Il lato negativo di questa “firma d’autrice”, tuttavia, è che essa tende ad appiattire tutti i personaggi principali, tutti brillantemente arguti e dotati dello stesso senso dell’umorismo, ignorando quelle che possono essere le peculiarità caratteriali di ciascuno; ciò si nota ancor più negli antagonisti che sembrano effettivamente rispondere ad uno stereotipo. Non c’è dubbio che il personaggio frizzante, un po’ teatrale e sarcastico sia quello che Tamsyn Muir preferisca e sappia scrivere meglio, ma viene quasi da chiedersi se non sia l’unico che sappia scrivere.

L’altro difetto che non si può ignorare sono le inconsistenze nell’ambientazione del romanzo. Quest’ultima è già di suo poco definita e confusa: si capisce che la vicenda è ambientata nel nostro sistema solare in un lontano futuro post-apocalittico, tuttavia i riferimenti culturali sono quelli a noi contemporanei. Viene per esempio citata Bring me to life degli Evanescence, oppure Lose yourself di Eminem, o ancora un esempio lampante è il seguente dialogo:

«[…] Non voglio darti un ultimatum il primo giorno che passiamo insieme. Parleremo più tardi di te e di me. Non posso recuperare tutti gli anni in cui non ci sono stato, tutte le patatine fritte calde che non ti ho potuto comprare e le recite scolastiche a cui non sono venuto, […]».

Questo è sicuramente un ottimo modo per rendere tutto più scorrevole e godibile – a chi non piace qualche battuta presa dalla cultura pop, del resto – ma tradisce il mondo narrativo creato. Già in “Gideon” c’erano problemi di questo tipo, ma se lì ancora si poteva dare il beneficio del dubbio, qui l’errore risulta troppo grossolano e marchiano perché la sospensione dell’incredulità possa reggere.

Ciò che è notevole, tuttavia, è che pur con questi difetti “Harrow” non può fare a meno di catturare chi legge, di creare quella febbrile voglia di voltare pagina dopo pagina per scoprire come andrà a finire… e anche per assistere all’evoluzione del rapporto fra Gideon e Harrow.

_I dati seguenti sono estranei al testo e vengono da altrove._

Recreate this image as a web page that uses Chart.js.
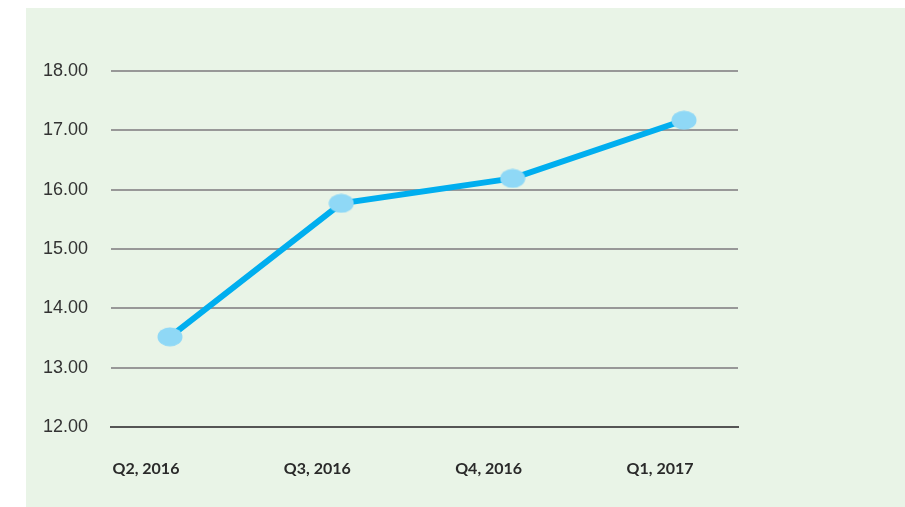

In questo secondo volume, per forza di cose, la presenza di Gideon è molto marginale e le interazioni con Harrow ancora di più, tuttavia la Muir trova il modo di farci capire quanto intensamente siano cresciuti i sentimenti delle protagoniste pur lontano dai nostri occhi. Gideon sembra nutrire un bruciante desiderio di protezione nei confronti della sua Littrice, e forse anche altrettanta possessività, mentre Harrow è giunta ad una soluzione estrema pur di preservare l’anima della sua paladina e avere una possibilità di riabbracciarla in futuro. Forse non sono innamorate, non ancora, ma il legame che le unisce è ben più profondo e intenso di qualunque altro e nulla può competere con esso. 

Gideon e Harrow danzano in equilibrio sulla linea sottile che separa la devozione e la fedeltà dall’amore, in attesa di una spinta decisiva.